BEETHOVEN: Piano Sonata No. 12 in A-flat Major, OP. 26 “Funeral March”; Piano Sonata No. 28 in A Major, Op. 101; Piano Sonata No. 29 in B-flat Major, Op. 106 “Hammerklavier” – Maria Yudina, piano – APR

by | Dec 6, 2009 | Classical Reissue Reviews | 0 comments

BEETHOVEN: Piano Sonata No. 12 in A-flat Major, OP. 26 “Funeral March”; Piano Sonata No. 28 in A Major, Op. 101; Piano Sonata No. 29 in B-flat Major, Op. 106 “Hammerklavier” – Maria Yudina, piano – APR 5670, 76:44 [Distr. By Harmonia mundi] ****:


The Russian Piano Tradition series continues with this installment dedicated to the fiery, iconoclastic Maria Yudina (1899-1970), the great pupil of Essipova, Drozdov, and Nikolayev, who often brought governmental reproach upon herself for her unwavering support of “New Music.” Here, Yudina plays Beethoven from inscriptions made for Melodiya LP in Moscow, 1954-1958, the fine restorations via Bryan Crimp.

Yudina opens her “recital” with Beethoven’s Sonata No. 12 in A-flat (rec. 1958), whose Maestoso andante movement, its funeral march in the tonic minor, defines the piece for most listeners. Yudina treats the opening movement, the Andante con variazioni in 3/8, as a world unto itself, setting off the remaining movements to act in the conventional fast-slow-fast structure. Ever thoughtful, the carefully nuanced applications of non-legato convey great expressivity comparable to the Haydn F Minor Variations, given a rather tinny piano tone. Almost brazen, the ternary Scherzo scampers from A-flat to D-flat, building tension from incrementally tiny kernels of dance patterns that suddenly urge forth like impulsive sprites. Yudina’s Funeral March provides an “orchestral” sonority obviously looking forward to the Eroica Symphony. The last movement Allegro skitters along moto perpetuo, breathless but not shapeless, a step away from the  Op. 33 Bagatelles.

Beethoven himself expressed his 1816 A Major Sonata (rec. 1958) as a “series of impressions and reveries,” and Yudina plays the ephemeral opening movement as a slow progression of cumulative, introspective affects. The Vivace alla Marcia exploits contrapuntal techniques of canon and fughetta into a rather diaphanous texture, despite the occasional menace implied in the bass line. These same polyphonic devices saturate the last movement, into which Yudina tears with a mercurial, holy dread. The slow movement, on the other hand, Yudina plays as a personal prayer, close in spirit to the slow movement of the Waldstein Sonata, but more rarified, acting as both a quick reprise of movement one and a segue to the finale.

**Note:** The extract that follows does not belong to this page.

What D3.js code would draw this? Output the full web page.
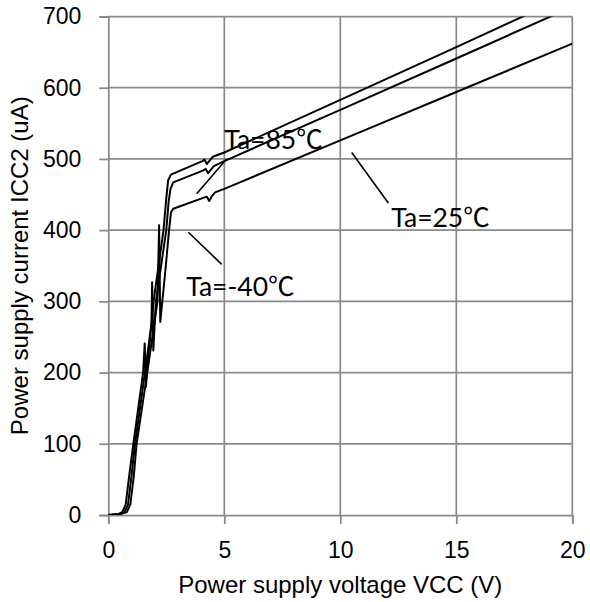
<!DOCTYPE html>
<html>
<head>
<meta charset="utf-8">
<script src="https://cdn.jsdelivr.net/npm/d3@7"></script>
<style>
  html, body { margin: 0; padding: 0; background: #fff; }
  svg { display: block; }
  .tick text { font-family: "Liberation Sans", Arial, sans-serif; }
</style>
</head>
<body>
<script>
// ---- data ----
const xTicks = [0, 5, 10, 15, 20];
const yTicks = [0, 100, 200, 300, 400, 500, 600, 700];
const xTitle = "Power supply voltage VCC (V)";
const yTitle = "Power supply current ICC2 (uA)";

// upper curve
const vccA = [0, 0.4, 0.6, 0.75, 0.9, 1.08, 1.5, 1.57, 1.62, 1.7, 1.95, 2.38, 2.5, 2.58, 2.7, 4.05, 4.15, 4.25, 4.35, 4.5, 5, 10, 15, 18];
const iccA = [0, 1, 4, 15, 55, 100, 200, 241, 180, 213, 300, 400, 445, 470, 478, 497, 499, 493, 497, 503, 509, 583, 657, 702];
// middle curve
const vccB = [0, 0.45, 0.7, 0.85, 1.0, 1.15, 1.58, 1.86, 1.89, 1.94, 2.05, 2.5, 2.6, 2.68, 2.8, 4.1, 4.2, 4.3, 4.4, 4.55, 5, 10, 15, 19.2];
const iccB = [0, 1, 4, 15, 55, 100, 200, 268, 327, 231, 300, 400, 440, 458, 467, 484, 486, 480, 484, 490, 497, 569, 641, 702];
// lower curve
const vccC = [0, 0.5, 0.8, 0.95, 1.1, 1.22, 1.68, 2.12, 2.19, 2.24, 2.45, 2.62, 2.7, 2.8, 4.15, 4.25, 4.35, 4.45, 4.6, 5, 10, 15, 20];
const iccC = [0, 1, 4, 15, 55, 100, 200, 300, 407, 271, 340, 400, 425, 430, 446, 447, 441, 447, 453, 458, 526, 594, 662];

// annotations: label text, text anchor point (V, uA), leader from/to (V, uA)
const labelText = ["Ta=85℃", "Ta=-40℃", "Ta=25℃"];
const labelPos  = [[5.0, 514], [3.36, 307], [12.2, 405]];
const leaderFrom = [[3.81, 451], [3.45, 397], [10.49, 509]];
const leaderTo   = [[5.10, 500], [4.89, 352], [12.07, 438]];

// ---- layout ----
const W = 590, H = 602;
const M = { left: 108.3, right: 572.3, top: 16.5, bottom: 515 };

const svg = d3.select("body").append("svg").attr("width", W).attr("height", H);

const x = d3.scaleLinear().domain([0, 20]).range([M.left, M.right]);
const y = d3.scaleLinear().domain([0, 700]).range([M.bottom, M.top]);

const gridColor = "#8a8a8a";

// grid
const grid = svg.append("g");
grid.selectAll("line.h").data(yTicks.filter(d => d > 0)).join("line")
  .attr("x1", M.left).attr("x2", M.right)
  .attr("y1", d => y(d)).attr("y2", d => y(d))
  .attr("stroke", gridColor).attr("stroke-width", 1.75);
grid.selectAll("line.v").data(xTicks.filter(d => d > 0)).join("line")
  .attr("y1", M.top).attr("y2", M.bottom)
  .attr("x1", d => x(d)).attr("x2", d => x(d))
  .attr("stroke", gridColor).attr("stroke-width", 1.75);

// axes
const xAxis = svg.append("g").attr("transform", `translate(0,${M.bottom})`)
  .call(d3.axisBottom(x).tickValues(xTicks).tickSize(9).tickPadding(18).tickFormat(d3.format("d")));
const yAxis = svg.append("g").attr("transform", `translate(${M.left},0)`)
  .call(d3.axisLeft(y).tickValues(yTicks).tickSize(9).tickPadding(18).tickFormat(d3.format("d")));
[xAxis, yAxis].forEach(g => {
  g.select(".domain").attr("stroke", gridColor).attr("stroke-width", 1.75);
  g.selectAll(".tick line").attr("stroke", gridColor).attr("stroke-width", 1.75);
  g.selectAll(".tick text").attr("fill", "#000").attr("font-size", 23);
});

// clip
svg.append("clipPath").attr("id", "plotclip").append("rect")
  .attr("x", M.left).attr("y", M.top).attr("width", M.right - M.left).attr("height", M.bottom - M.top);

const line = d3.line().x(d => x(d[0])).y(d => y(d[1]));
const curves = [
  d3.zip(vccA, iccA),
  d3.zip(vccB, iccB),
  d3.zip(vccC, iccC)
];
svg.append("g").attr("clip-path", "url(#plotclip)")
  .selectAll("path").data(curves).join("path")
  .attr("d", line).attr("fill", "none").attr("stroke", "#000")
  .attr("stroke-width", 2).attr("stroke-linejoin", "round");

// leaders
svg.append("g").selectAll("line").data(d3.range(labelText.length)).join("line")
  .attr("x1", i => x(leaderFrom[i][0])).attr("y1", i => y(leaderFrom[i][1]))
  .attr("x2", i => x(leaderTo[i][0])).attr("y2", i => y(leaderTo[i][1]))
  .attr("stroke", "#000").attr("stroke-width", 1.6);

// labels
svg.append("g").selectAll("text").data(d3.range(labelText.length)).join("text")
  .attr("x", i => x(labelPos[i][0])).attr("y", i => y(labelPos[i][1]))
  .attr("font-family", "Lato, 'Noto Sans CJK JP', sans-serif")
  .attr("font-size", 26.5).attr("fill", "#000")
  .text(i => labelText[i]);

// axis titles
svg.append("text")
  .attr("x", (M.left + M.right) / 2).attr("y", 593)
  .attr("text-anchor", "middle")
  .attr("font-family", "'Liberation Sans', Arial, sans-serif").attr("font-size", 24)
  .text(xTitle);
svg.append("text")
  .attr("transform", `translate(28,${(M.top + M.bottom) / 2}) rotate(-90)`)
  .attr("text-anchor", "middle")
  .attr("font-family", "'Liberation Sans', Arial, sans-serif").attr("font-size", 24)
  .text(yTitle);
</script>
</body>
</html>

The 1954 Hammerklavier Sonata must rank among the most “brittle” of conceptions, yet her intellectual grip on the main theme’s modality reveals how tightly Beethoven proceeds by descending thirds throughout the movement. The galloping fluidity, the stunning trills, and easy canonic persuasiveness of execution make me wonder if Yudina knew Louis Kentner’s trail-blazing performance from the 1930s. The ironies of the brief second movement Scherzo as a parody of the first movement are not on Yudina, who manages some lithe colors in the brisk canonic passages. To the labyrinthine Adagio sostenuto in F-sharp Minor Yudina brings an immense and willful patience, a grand design of sorrow that well anticipates evolutions in the form by Bruckner. The falling figures several times ask us if the Brahms Fourth comes directly from their plaints. That the last movement provides a full textbook on contrapuntal techniques, huge leaps, and the application of inversion and retrograde stretti Yudina is well aware, and she exploit’s the resources of her limited acoustics to communicate the breadth of Beethoven’s colossal ideas, filtered through two equally dominant temperaments, his and Yudina’s. Stravinsky once called the Hammerklavier “inexhaustible and exhausting,” but he may well have so spoken of Yudina’s uncompromising personality.